A More Innocent Time

22 June, 2012
Posted in: Cork, Ireland

I know someone who took three weeks off work to nurse her children through the State examinations which ended today. I seem to remember that my parents went on holidays before I finished my Leaving Certificate. My sister maintains it was the matric (now abolished), but you see my point.

This brings me to a story. When I sat down in the Lee Maltings (now a trendy research institute) to do my matric in 1986 (yes, alas, neither today nor yesterday), I was young and considerably less knowledgeable than I thought. The invigilator who talked us through the form on the first day said, “Where it says place of birth, put Cork; they’re not interested in the competition between the Bons and the Ville.” As I had my pen poised to write that I was born in the Bons Secours Maternity hospital, his warning was timely.

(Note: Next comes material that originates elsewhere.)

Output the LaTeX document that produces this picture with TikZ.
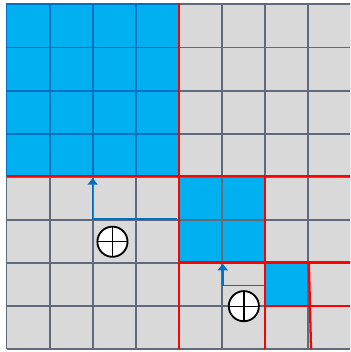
\documentclass[tikz,border=0pt]{standalone}
\usetikzlibrary{arrows.meta}
\definecolor{cellgray}{HTML}{D9D9D9}
\definecolor{linegray}{HTML}{5F6A7D}
\definecolor{cellblue}{HTML}{00B0F0}
\definecolor{lineblue}{HTML}{0070C0}
\definecolor{splitred}{HTML}{FF0000}
\tikzset{
  gridline/.style={linegray, line width=1.3pt},
  blueline/.style={lineblue, line width=1.3pt},
  splitline/.style={splitred, line width=1.5pt},
  moveline/.style={lineblue, line width=1.1pt, -{Triangle[length=1.5mm,width=2.3mm]}},
  sumnode/.style={circle, draw=black, fill=white, line width=1.2pt, minimum size=7mm, inner sep=0pt,
    path picture={\draw[line width=0.9pt]
      (path picture bounding box.north) -- (path picture bounding box.south)
      (path picture bounding box.west) -- (path picture bounding box.east);}},
}
\begin{document}
\begin{tikzpicture}[x=1cm, y=1.0042cm]
\useasboundingbox (-0.151,-0.069) rectangle (7.975,8.069);
\clip (-0.151,-0.069) rectangle (7.975,8.069);

% cells
\fill[cellgray] (0,0) rectangle (8,8);
\fill[cellblue] (0,4) rectangle (4,8);
\fill[cellblue] (4,2) rectangle (6,4);
\fill[cellblue] (6,1) rectangle (7,2);

\draw[gridline] (0,0) grid (8,8);
\draw[blueline] (0,4) grid (4,8);

% splitting lines
\draw[splitline] (4,0) -- (4,8);
\draw[splitline] (0,4) -- (8,4);
\draw[splitline] (4,2) -- (8,2);
\draw[splitline] (6,0) -- (6,4);
\draw[splitline] (6,1) -- (8,1);
\draw[splitline] (7.02,2) -- (7.07,0);

% moves
\coordinate (m1s) at (3.95,3);
\coordinate (m1c) at (2,3);
\coordinate (m1e) at (2,3.95);
\coordinate (m2s) at (6,1.47);
\coordinate (m2c) at (5.02,1.47);
\coordinate (m2e) at (5.02,1.97);
\draw[moveline] (m1s) -- (m1c) -- (m1e);
\draw[moveline] (m2s) -- (m2c) -- (m2e);

\node[sumnode] (sum1) at (2.46,2.48) {};
\node[sumnode] (sum2) at (5.51,0.99) {};
\end{tikzpicture}
\end{document}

That’s enough exam nostalgia for one day.

The Longest Day of the Year

21 June, 2012
Posted in: Cork, Family, Ireland

Today is my favourite aunt’s birthday [or possibly not, this was a matter of some dispute between the American authorities and my grandmother; to be fair, you would think she would know]. When I was forced at age 11 to move from a larger house to a smaller one, the only comfort was that my aunt lived next door. And she still does and now when we visit Cork, my children wander into her house and eat her food, watch her television and play her piano just like my brother and sister and I have been doing for 30 years. I had better not tell the children that in summer she played soccer with us in the back garden until it got dark.

Nice, Polite Boys

31 March, 2012
Posted in: Cork, Ireland, Mr. Waffle, Travel

I was in Cork alone (!) recently. As I sat in to my seat on the train back to Dublin with my newspaper in my sweaty little paw, I was distressed to see that every other seat in the carriage was reserved for school boys. As it happened, 13 year old school boys from my husband’s old school. I felt that my quiet reading would be disturbed.

But I had nothing to fear. Mr. Waffle had always assured me that his old school was full of nerds but I didn’t really believe him until the moment I saw the young men pull out their chess boards and timers and start playing while singing Ave Maria. Unless Ave Maria is sitting high in the charts at the moment, I find this detail particularly baffling.

Brave New World

27 February, 2012
Posted in: Cork, Ireland, Reading etc.

Spotted advertised recently – A Céilí Speed Dating Event. The mind boggles.